For me, certain scenes has particular resonance: the speech of the May Queen (Laura Wolfe) and her brief bonding with Pearl (Claire Tregellas); an encounter with Ipona (Sabrina Rodríguez) within the Chapel Perilous; Aradia (Alderton) and Sophia (Tereza Kamenicka) among the Cunning-folk; the heartbreaking duet between the Fisher King (Harrigan himself) and Dianna (his wife Lucy Harrigan); the hard-won comradeship of Percy (Scott Temple) and Robin (Finn Harrigan): the battle with the Bone King; the final ritual, and the parting speech of Cunning John Murrell (Milo Cradick). But every single moment held me completely.

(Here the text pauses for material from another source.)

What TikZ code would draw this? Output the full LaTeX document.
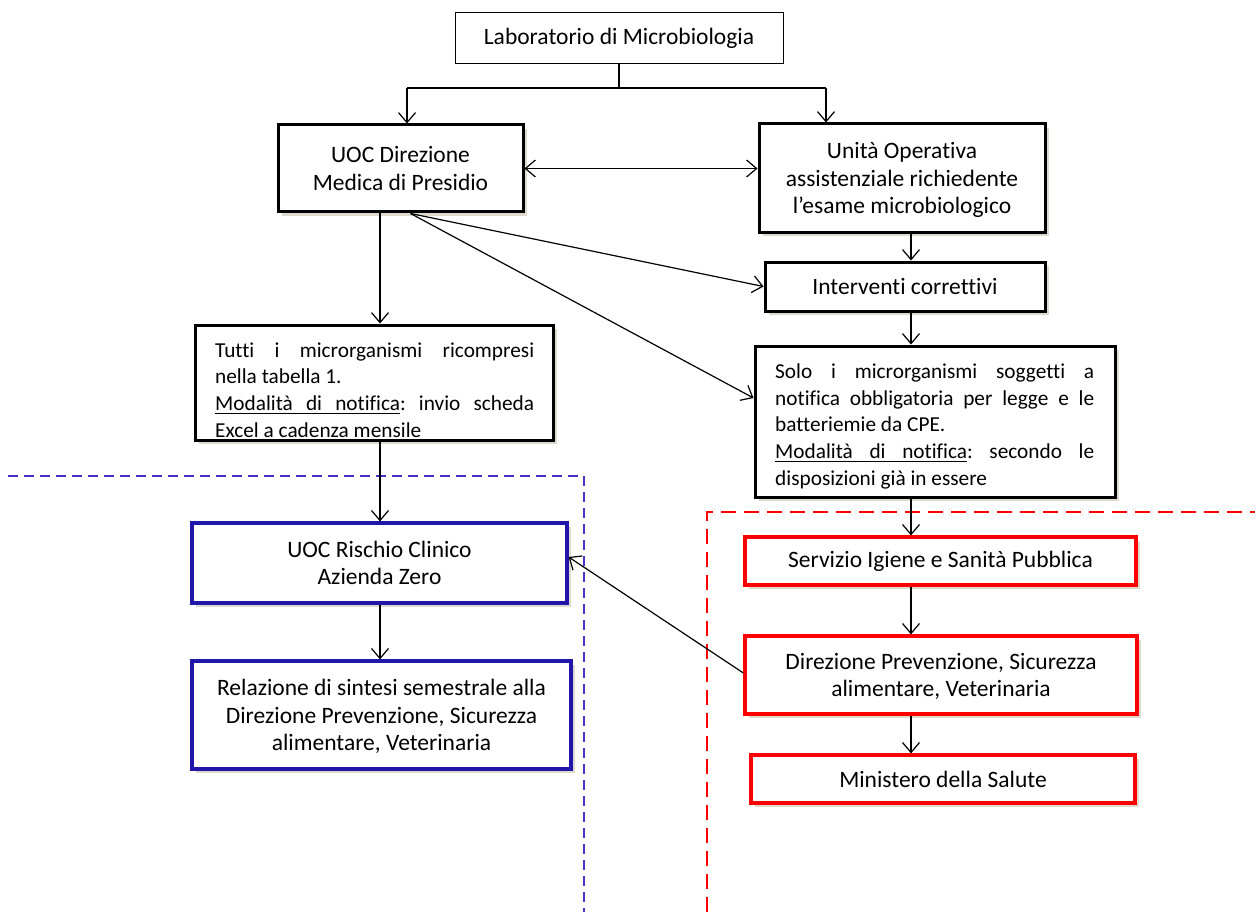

Harrigan and Foolishpeople have given us a film which draws on the rich depth of Albion’s history and lore, and the beauty of its countryside, to pass through the Chapel Perilous of folk horror to offer the Mongrel Nation a new addition to The Matter Of England, something as precious as the Grail… hope.

Rise up Albion
Rise up Albion the mongrel
Rise up Albion the Giant
Rise up Green Man
Rise up Arthur
Rise up Finn
Rise up Merlin
Rise up the Fey
Rise up the spirits of the Green
Rise up Albion
Open the borderland
Open thy Wyrd port
Draw and welcome the odd and other to these shores
Tonight the giant wakes.

-Cunning John Murrell

Armageddon Gospels shows at the Byline Festival on 25 August and at the Brighton Rocks Film Festival in October to celebrate John Harrigan’s win for Best Director: both screenings will feature a Q & A session with Harrigan.

All quotations taken from the film.

Further showings and a digital release will follow in late 2018/early 2019.